* BRIEF
Write out, word for word, every line from the first one through the line that holds "import plotly.graph_objects as go", and nothing else; skip the pictures.

* DATA
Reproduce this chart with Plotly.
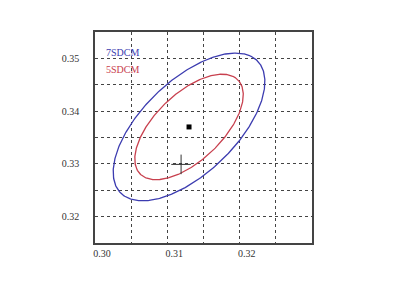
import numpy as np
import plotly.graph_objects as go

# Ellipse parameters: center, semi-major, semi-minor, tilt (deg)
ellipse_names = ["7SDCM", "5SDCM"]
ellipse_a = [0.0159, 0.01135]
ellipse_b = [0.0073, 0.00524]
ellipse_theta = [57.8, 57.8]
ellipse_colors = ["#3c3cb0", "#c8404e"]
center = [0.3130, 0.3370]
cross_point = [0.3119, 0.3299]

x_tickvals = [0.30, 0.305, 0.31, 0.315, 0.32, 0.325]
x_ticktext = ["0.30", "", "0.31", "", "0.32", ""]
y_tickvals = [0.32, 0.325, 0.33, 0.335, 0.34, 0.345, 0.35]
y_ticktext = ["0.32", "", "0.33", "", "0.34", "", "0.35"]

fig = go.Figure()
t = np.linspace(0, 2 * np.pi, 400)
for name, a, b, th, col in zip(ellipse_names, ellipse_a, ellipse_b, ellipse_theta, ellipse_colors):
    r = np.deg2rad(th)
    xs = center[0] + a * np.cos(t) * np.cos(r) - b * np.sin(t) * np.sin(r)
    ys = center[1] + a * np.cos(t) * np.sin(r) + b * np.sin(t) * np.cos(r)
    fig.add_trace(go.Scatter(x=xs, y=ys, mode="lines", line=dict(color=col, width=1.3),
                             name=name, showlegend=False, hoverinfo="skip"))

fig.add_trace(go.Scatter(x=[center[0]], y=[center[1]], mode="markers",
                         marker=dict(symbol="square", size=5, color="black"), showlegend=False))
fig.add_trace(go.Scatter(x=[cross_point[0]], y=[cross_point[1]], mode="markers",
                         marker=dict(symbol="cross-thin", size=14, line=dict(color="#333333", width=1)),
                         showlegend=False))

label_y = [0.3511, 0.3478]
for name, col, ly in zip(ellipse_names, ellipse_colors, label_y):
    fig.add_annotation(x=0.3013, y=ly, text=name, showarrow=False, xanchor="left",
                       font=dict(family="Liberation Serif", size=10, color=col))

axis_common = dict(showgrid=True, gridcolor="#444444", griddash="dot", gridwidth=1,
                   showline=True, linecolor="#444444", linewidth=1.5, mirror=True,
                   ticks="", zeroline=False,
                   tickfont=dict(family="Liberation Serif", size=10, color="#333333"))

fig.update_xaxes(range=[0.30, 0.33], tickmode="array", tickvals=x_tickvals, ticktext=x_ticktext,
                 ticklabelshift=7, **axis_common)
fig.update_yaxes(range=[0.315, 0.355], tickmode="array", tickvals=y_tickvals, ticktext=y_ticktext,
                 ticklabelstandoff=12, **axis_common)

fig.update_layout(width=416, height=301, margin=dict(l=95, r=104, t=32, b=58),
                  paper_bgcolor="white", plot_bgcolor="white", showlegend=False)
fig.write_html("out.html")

* TASK RESULT
Reproduce this chart with Plotly.
import numpy as np
import plotly.graph_objects as go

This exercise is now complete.